| Bug #61483 | connector/J not correctly handling Korean characters | ||
|---|---|---|---|
| Submitted: | 10 Jun 2011 16:59 | Modified: | 10 Jun 2011 18:01 |
| Reporter: | Peter Turk | Email Updates: | |
| Status: | Closed | Impact on me: | |
| Category: | Connector / J | Severity: | S2 (Serious) |
| Version: | MySQL 5.5.13, Connector/J 5.1.16 | OS: | Any (Windows XP, Mac OS X) |
| Assigned to: | CPU Architecture: | Any | |
| Tags: | connector, utf8 | ||
[10 Jun 2011 17:25]
Mark Matthews
Connector/J only sends characters in UTF-8 if either the characterEncoding property in your connection string has been set to "UTF-8", or if character_set_server on MySQLd is set to "UTF-8", which essentially triggers the "SET NAMES ..." call. You are using "SET NAMES" in the mysql client, and workbench sets the connection to UTF-8 by default. Are either of the above conditions true in your testcase? If not, does setting them as described fix this issue?
[10 Jun 2011 18:01]
Peter Turk
MySQL staff sent me this message: Connector/J only sends characters in UTF-8 if either the characterEncoding property in your connection string has been set to "UTF-8", or if character_set_server on MySQLd is set to "UTF-8", which essentially triggers the "SET NAMES ..." call. I added "characterEncoding=utf8" to my connection string, and the problem disappeared. Thanks.
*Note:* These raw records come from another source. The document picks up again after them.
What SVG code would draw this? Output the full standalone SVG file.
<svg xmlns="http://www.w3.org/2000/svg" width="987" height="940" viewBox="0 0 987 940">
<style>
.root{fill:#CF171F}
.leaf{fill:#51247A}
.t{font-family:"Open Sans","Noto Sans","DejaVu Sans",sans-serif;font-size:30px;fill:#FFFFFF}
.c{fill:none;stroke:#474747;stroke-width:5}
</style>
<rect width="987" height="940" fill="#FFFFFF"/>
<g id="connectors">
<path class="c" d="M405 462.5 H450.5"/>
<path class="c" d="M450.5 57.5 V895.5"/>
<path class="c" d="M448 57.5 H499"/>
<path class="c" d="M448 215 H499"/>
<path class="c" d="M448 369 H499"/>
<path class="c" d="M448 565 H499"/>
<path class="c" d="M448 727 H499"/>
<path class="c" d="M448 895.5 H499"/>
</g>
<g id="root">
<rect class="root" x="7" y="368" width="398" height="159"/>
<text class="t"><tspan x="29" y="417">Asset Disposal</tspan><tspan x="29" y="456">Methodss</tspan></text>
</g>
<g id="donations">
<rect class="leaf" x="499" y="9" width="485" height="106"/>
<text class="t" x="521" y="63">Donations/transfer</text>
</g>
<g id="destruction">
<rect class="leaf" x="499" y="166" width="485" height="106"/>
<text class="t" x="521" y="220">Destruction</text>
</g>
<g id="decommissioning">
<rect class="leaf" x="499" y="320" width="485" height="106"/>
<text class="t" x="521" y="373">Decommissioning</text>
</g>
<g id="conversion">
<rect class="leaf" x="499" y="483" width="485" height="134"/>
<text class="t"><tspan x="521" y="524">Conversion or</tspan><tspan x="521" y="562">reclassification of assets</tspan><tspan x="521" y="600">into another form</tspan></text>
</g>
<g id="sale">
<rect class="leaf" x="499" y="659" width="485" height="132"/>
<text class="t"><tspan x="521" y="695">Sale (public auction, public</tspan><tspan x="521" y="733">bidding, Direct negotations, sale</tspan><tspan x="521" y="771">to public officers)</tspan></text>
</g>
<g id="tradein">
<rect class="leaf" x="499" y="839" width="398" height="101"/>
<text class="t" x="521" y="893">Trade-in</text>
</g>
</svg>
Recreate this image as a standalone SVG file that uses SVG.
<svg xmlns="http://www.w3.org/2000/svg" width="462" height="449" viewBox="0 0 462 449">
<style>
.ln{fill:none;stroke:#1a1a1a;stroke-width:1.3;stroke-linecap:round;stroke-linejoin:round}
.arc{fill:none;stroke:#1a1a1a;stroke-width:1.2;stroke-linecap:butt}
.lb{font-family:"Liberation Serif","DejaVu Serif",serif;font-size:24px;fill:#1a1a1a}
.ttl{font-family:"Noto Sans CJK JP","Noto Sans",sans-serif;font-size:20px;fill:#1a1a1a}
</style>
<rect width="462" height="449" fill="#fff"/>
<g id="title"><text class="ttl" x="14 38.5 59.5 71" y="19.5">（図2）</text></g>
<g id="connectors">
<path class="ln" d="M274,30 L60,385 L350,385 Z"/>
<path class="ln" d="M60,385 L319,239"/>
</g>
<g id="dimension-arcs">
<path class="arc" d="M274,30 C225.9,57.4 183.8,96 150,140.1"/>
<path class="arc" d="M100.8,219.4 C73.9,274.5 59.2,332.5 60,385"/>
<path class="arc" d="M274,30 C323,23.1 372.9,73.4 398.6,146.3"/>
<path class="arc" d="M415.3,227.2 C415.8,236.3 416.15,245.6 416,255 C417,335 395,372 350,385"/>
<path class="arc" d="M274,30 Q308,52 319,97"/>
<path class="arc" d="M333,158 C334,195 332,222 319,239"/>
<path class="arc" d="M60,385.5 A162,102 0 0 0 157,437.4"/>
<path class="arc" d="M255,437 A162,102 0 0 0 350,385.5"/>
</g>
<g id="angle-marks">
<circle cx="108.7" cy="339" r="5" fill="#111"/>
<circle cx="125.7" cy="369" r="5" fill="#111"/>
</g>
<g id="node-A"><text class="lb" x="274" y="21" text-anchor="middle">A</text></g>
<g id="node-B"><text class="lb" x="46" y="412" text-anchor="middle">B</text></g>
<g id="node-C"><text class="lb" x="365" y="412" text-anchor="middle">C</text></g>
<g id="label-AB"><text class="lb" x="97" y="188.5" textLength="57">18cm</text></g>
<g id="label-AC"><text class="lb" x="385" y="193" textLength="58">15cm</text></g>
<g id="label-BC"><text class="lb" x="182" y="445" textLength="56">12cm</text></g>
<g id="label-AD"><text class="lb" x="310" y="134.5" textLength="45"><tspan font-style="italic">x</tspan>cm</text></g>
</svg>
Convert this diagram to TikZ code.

Description: Korean characters inserted into a MySQL database using Connector/J turns into question marks. Korean characters retrieved from a MySQL database using Connector/J turn into question marks. How to repeat: Create a database named utf8 with "character set=utf8". In MySQL Workbench, execute this: use utf8; create table utftest (id integer, name_last varchar(20)); insert into utftest (id,name_last) values(6,'서비스'); select * from utftest; { For convenience, the characters in the string above are 서 c11c 비 be44 스 c2a4 but the problem occurs with all Korean characters. These are just a random sample.} The select statement, in either MySQL Workbench or mysql command line, shows the correct string; Now repeat the select through connector/J 5.1.16 and the Korean characters have turned into question marks: select * from utftest 6, ??? The attempts to debug this have been performed on Mac OS X 10.6.7, MySQL 5.5.13, Connector/J 5.1.16, but we first encountered the problem on a Windows XP machine and have observed it on several older combinations of MySQL and Connector/J. When connecting with Connector/J, I do: SET NAMES 'utf8' to ensure that everything is in utf8. To confirm this, SHOW VARIABLES LIKE 'character_set%' produces this: character_set_client=utf8 character_set_connection=utf8 character_set_database=utf8 character_set_filesystem=binary character_set_results=utf8 character_set_server=latin1 character_set_system=utf8 Suggested fix: Fully support Korean characters through Connector/J. What is MySQL Workbench doing that my program cannot do through MySQL Connector?